Five-year bond yields imply inflation at 1.98%, up 11 basis points from the prior trading day. (The figures are correct; it's a large jump.)


Econ reports:

The Census Bureau releases its housing starts report at 8:30 a.m. Eastern. When the shovel first bites dirt, that's a housing start, and the report is important since that shovelful of dirt echoes through the economy until at last, your friends and neighbors all have jobs. Or, so the theory goes, sort of.

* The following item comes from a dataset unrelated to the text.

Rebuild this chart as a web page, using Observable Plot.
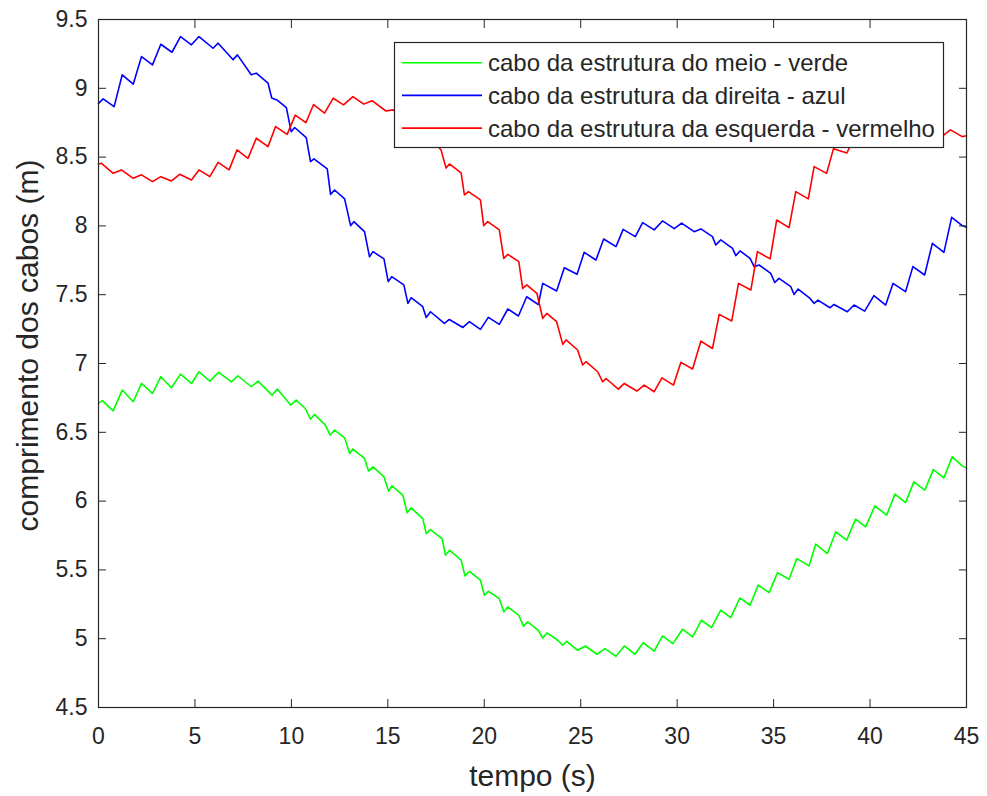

Another potential market mover is the Philadelphia Fed survey of business conditions in the Philly Federal Reserve District. Given the nature of that region's economy, the survey is an accurate indicator the manufacturing sector, hence its importance. As goes Philly, so goes the nation.

Also out, the current account balance of trade report at 8:30 a.m., natural gas inventories at 10:30 a.m., the Fed balance sheet at 4:30 p.m. and the money supply, also at 4:30 p.m.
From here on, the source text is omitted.